そこはエリコ獣医、すぐに改善策を講じます。
海外のTNR活動現場のDVDを私に見せてくれました。

「え~、そんな簡単な手技でいいの~?」
「え~、そんな麻酔方法でいいの~?」
「えっ? 術後のネコ、めっちゃすぐに元気になってるやん!」

そして、大阪府内で長年にわたってTNR活動をなさってらっしゃる、
先達の獣医師のもとで、実習を重ねます。

それから、手術の全行程を、エリコ獣医と私で確認を重ね、できたのが
今エイベットが行っている方法です。

(中略)

★できる限り、安価で、それでいて安全で、覚醒がすぐで、短時間で済む、
といった条件を満たすべく。。。

(後略)

この手術方法は、獣医さんひとりで鎮静、麻酔、毛ぞり、手術、縫合、術野洗浄、抗生剤、鎮静剤、止血剤、ウイルステック後のワクチンの接種…これらすべてを獣医さんひとりで行います。
しかも、橋本理事長のブログを見て驚きました。
「ちなみに、エイベットでは、手術の現場を見学していただけます」

そこで、1月13日(土)にエイベットにお邪魔しました。
ブログですべてガラス張りでオープンと読んでいたのですが、実にその通り。すぐにエリコ獣医が手術をされている現場に通されました。
生後4カ月くらいの雌猫の不妊手術の真っ最中。手を休めることなく私たちの問いに答えてくださいました。この日の手術は9頭の予定。最近は月150頭くらいの手術をしている。不妊手術は15~20分かかるが、去勢術は1分もあれば十分とのこと。雌猫が終わると同じ白黒の弟らしき仔が手術台に乗せられ、ほんとうにあっという間に終わりました。必要な材料が手の届く範囲に設置され、手術を待つ仔には鎮静剤が施され、手際よく進んでいきます。
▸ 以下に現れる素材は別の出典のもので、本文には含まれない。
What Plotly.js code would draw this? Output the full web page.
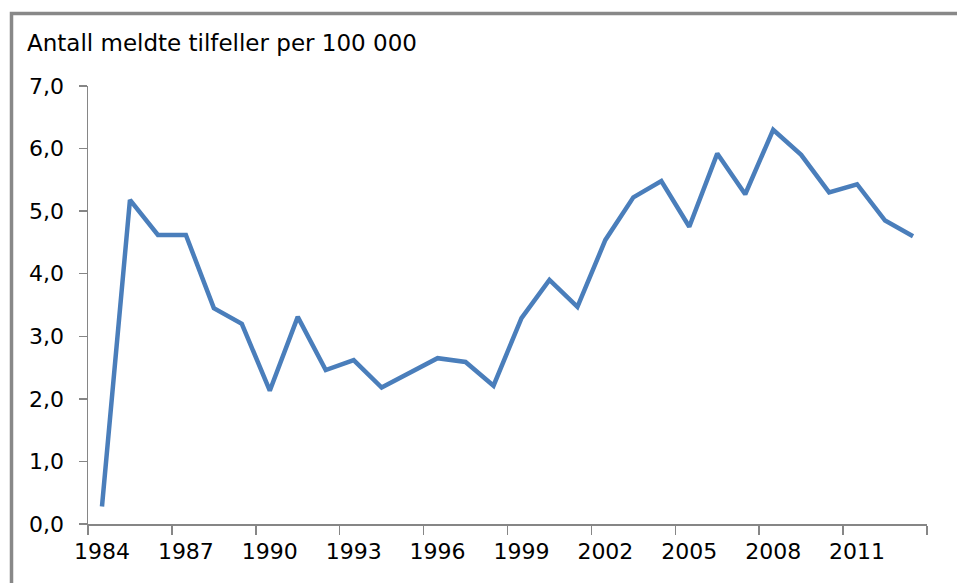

的確で素早い手術に驚きの声をあげると、エリコ獣医は「私は、まだまだ。もっとスピードを上げていかなくては、追いつかない。今も、熟練された獣医師の手術を見る機会があれば出かけて行って勉強している」とおっしゃていました。外で暮らす野良ネコのことを考えれば、できるだけ傷口を小さくし、早く手術を終えるようにして、できるだけカラダへの負担を少なくすることが必要です。しかも安価でとなると、アシスタントに頼らず獣医ひとりでの手術になります。こうした厳しい条件を満たさなくてはならない野良ネコの不妊去勢手術です。TNRに賛同して手術をしようとする獣医師がまだまだ少ないのが現状だと痛感しました。

私たちが帰る間際、エリコ先生に再度あいさつに伺うと、「あぁ~、まだ早いと思っていたのに…」と深いため息が聞こえました。不妊手術の野良ネコのおなかの中に赤ちゃんがいたのです。「これがいちばんツライわ」とエリコ獣医。ネコの発情期が始まると、こうした不幸な手術が後を絶ちません。

野良ネコ問題は、ネコの繁殖力や生態について正しい知識が広まるようになったきました。その結果、ボランティア活動を孤立させず、ともに地域の環境問題としてTNRに取り組む市民や団体がでてきています。このムーブメントを下支えし、前進させるのが、TNRを推進する獣医という頼もしい存在です。保護動物を支援するエイベットのに敬意を払うとともにこれからの活動にますます期待してます!